Wow, thanks for your post. My parents nor I know how to read any of this. Thanks for your help. If you don't mind me asking, what is your female like?


----------



## BlackGSD

GREAT in the house and has been from day 1. I got her at 8 weeks NEVER had even one accident in the house and was reliable about going to the door when she needed to "go" by 10 weeks! Has a definite "off switch" and has from day 1.

Scarey smart. Picks up (under stands) things in an instant. Which is NOT always a desirable trait! Lol


ZERO handler sensitivity. Her desire to please when outside is also almost zero. She is all about pleasing HERSELF. I have had SEVERAL other GSD owners say they are GLAD she is mine and not theirs! 

Not good with other people, nor other dogs outside the "pack". (Socializing the heck out of her as a puppy didn't help AT ALL.)

CRAZY high prey drive, though LIVE prey is preferred. (Not good when you have cats and livestock.)

She is hypervigilant. She would fit right is patrolling the border, NOTHING and NO ONE escapes notice. 

All the above said, I love her to death.
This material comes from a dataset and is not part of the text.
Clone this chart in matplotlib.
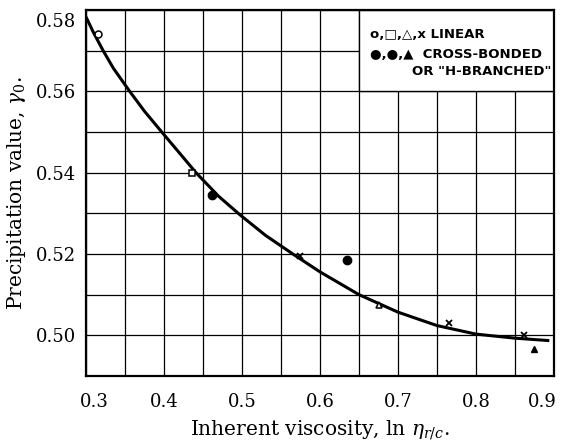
import numpy as np
import matplotlib
matplotlib.use("Agg")
import matplotlib.pyplot as plt
from matplotlib.patches import Rectangle
from matplotlib.transforms import ScaledTranslation

plt.rcParams['mathtext.fontset'] = 'dejavuserif'

# --- data ---
# smooth curve drawn through the points
curve_x = [0.300, 0.310, 0.322, 0.335, 0.356, 0.375, 0.398, 0.420, 0.441, 0.470,
           0.497, 0.530, 0.566, 0.600, 0.650, 0.700, 0.750, 0.800, 0.850, 0.894]
curve_y = [0.5783, 0.5743, 0.5700, 0.5657, 0.5600, 0.5551, 0.5498, 0.5448, 0.5400, 0.5342,
           0.5297, 0.5246, 0.5199, 0.5156, 0.5100, 0.5057, 0.5024, 0.5003, 0.4993, 0.4987]

# linear polymers (open symbols and x)
open_circle_x = [0.316]
open_circle_y = [0.5742]
open_square_x = [0.436]
open_square_y = [0.5400]
open_tri_x = [0.675]
open_tri_y = [0.5075]
cross_x = [0.574, 0.766, 0.861]
cross_y = [0.5196, 0.5030, 0.5002]

# cross-bonded / H-branched (filled symbols)
filled_circle_x = [0.461, 0.634]
filled_circle_y = [0.5344, 0.5185]
filled_tri_x = [0.875]
filled_tri_y = [0.4967]

x_ticks = [0.3, 0.4, 0.5, 0.6, 0.7, 0.8, 0.9]
y_ticks = [0.50, 0.52, 0.54, 0.56, 0.58]
x_grid = np.arange(0.30, 0.901, 0.05)
y_grid = np.arange(0.49, 0.5801, 0.01)

legend_lines = ["o,□,△,x LINEAR", "●,●,▲  CROSS-BONDED", 'OR "H-BRANCHED"']

# --- figure ---
fig = plt.figure(figsize=(5.61, 4.40), dpi=100)
ax = fig.add_axes([86 / 561, 1 - 376 / 440, 468 / 561, 366 / 440])

ax.set_xlim(0.3, 0.9)
ax.set_ylim(0.49, 0.58)
ax.set_xticks(x_grid, minor=True)
ax.set_yticks(y_grid, minor=True)
ax.set_xticks(x_ticks)
ax.set_xticklabels(["%.1f" % v for v in x_ticks])
ax.set_yticks(y_ticks)
ax.set_yticklabels(["%.2f" % v for v in y_ticks])
ax.grid(True, which='both', color='black', linewidth=0.9, zorder=0)
ax.set_axisbelow(True)
ax.tick_params(which='both', length=0)
ax.tick_params(axis='x', pad=12)
ax.tick_params(axis='y', pad=7)
for lab in ax.get_xticklabels() + ax.get_yticklabels():
    lab.set_fontfamily('DejaVu Serif')
    lab.set_fontsize(13)

# the old typeset labels sit a little off their grid lines
xl = ax.get_xticklabels()
xl[0].set_transform(xl[0].get_transform() + ScaledTranslation(8 / 100, 0, fig.dpi_scale_trans))
xl[-1].set_transform(xl[-1].get_transform() + ScaledTranslation(-12 / 100, 0, fig.dpi_scale_trans))
yl = ax.get_yticklabels()
yl[-1].set_transform(yl[-1].get_transform() + ScaledTranslation(0, -10 / 100, fig.dpi_scale_trans))

for sp in ax.spines.values():
    sp.set_linewidth(1.6)

# legend box (hides grid)
ax.add_patch(Rectangle((0.583, 0.778), 0.417, 0.222, transform=ax.transAxes,
                       facecolor='white', edgecolor='black', linewidth=1.0, zorder=1.5))
ax.text(0.607, 0.933, legend_lines[0], transform=ax.transAxes, fontsize=9.5, weight='bold',
        family='DejaVu Sans', va='center', ha='left', zorder=3)
ax.text(0.607, 0.878, legend_lines[1], transform=ax.transAxes, fontsize=9.5, weight='bold',
        family='DejaVu Sans', va='center', ha='left', zorder=3)
ax.text(0.995, 0.832, legend_lines[2], transform=ax.transAxes, fontsize=9.5, weight='bold',
        family='DejaVu Sans', va='center', ha='right', zorder=3)

ax.plot(curve_x, curve_y, color='black', linewidth=2.2, zorder=3,
        solid_capstyle='butt', solid_joinstyle='round')

ms = 5
ax.plot(open_circle_x, open_circle_y, 'o', mfc='white', mec='black', mew=1.1, ms=ms, zorder=4)
ax.plot(open_square_x, open_square_y, 's', mfc='white', mec='black', mew=1.1, ms=ms, zorder=4)
ax.plot(open_tri_x, open_tri_y, '^', mfc='white', mec='black', mew=1.1, ms=ms, zorder=4)
ax.plot(cross_x, cross_y, 'x', color='black', mew=1.3, ms=ms, zorder=4)
ax.plot(filled_circle_x, filled_circle_y, 'o', color='black', ms=ms + 1, zorder=4)
ax.plot(filled_tri_x, filled_tri_y, '^', color='black', ms=ms, zorder=4)

ax.set_xlabel(r"Inherent viscosity, ln $\eta_{r/c}$.", family='DejaVu Serif', fontsize=14.5, labelpad=5)
ax.set_ylabel(r"Precipitation value, $\gamma_0$.", family='DejaVu Serif', fontsize=14.5, labelpad=6)

fig.savefig("out.png", dpi=100)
Even though I want to kill her pretty often. I'm a single female that lives alone miles from town or the nearest neighbor. No worries that anyone will show up unannounced. I live in a town of approx 500 people, everyone knows I have her, she makes SURE of that.

It is a good thing that I've had GSDs for over 30 years, so I know she isn't typical of the breed.

If someone new to dogs and especially GSDs had her, it would be a disaster! And they would NEVER get another one.


----------



## TheNoob

She sounds like a handful. I can definitely understand the love/hate relationship you can have with a dog (I've had a few). There are cats (strays fed by the neighbors) that like to hang around their home. My fear is that their new pup will try to chase a few of them or even hurt them. I hope nothing like that ever happens though, and they'll try their best to get him socialized as soon as they get them. Thanks for your post.


----------



## TheNoob

gagsd said:


> If you're in Atlanta, join us Saturday mornings!
> chattahoochee schutzhund club
> We have a pretty active FB page.
> 
> As to the puppy..... socialize every chance you get.


I'd love to come by your club. Thanks for the invite. My parents and I will stop by soon


----------



## gagsd

Super! My Ari dog has Czech and DDR blood. You can meet him.....


----------



## Emoore

TheNoob said:


> He's so handsome  Very nice dog. Is that Rocky on the right? Both of your dogs are so cute.


Yup. That's Rocky on the right. Thank you.


----------



## RubyTuesday

> As he approaches maturity, mine is starting to need a firmer hand than either of my other two did.


It's important to understand that with slow to mature dogs the apparently 'adult' dog you see at 2 may be very different from the dog you see at 3 or 4. Slow to mature dogs can develop suspicion or serious prey drives much later than expected. Everybody's buddy one day can be the cat killah from Hades next week or intolerant of strangers, human or canine. Thorough on going socialization & an awareness of the possibilities are important with these dogs.


----------



## Alexp08

So this is a old thread buy as im looking at buying a DDR i figured id start it back up. So when you guys say slow to mature, what do you mean. Ive been reading that most GSD are matured by age 3. So longer then that? 

Also as far as the post below me, would you guys not recommend a DDR for someone who has cats and has never had a GSD before? Thanks


----------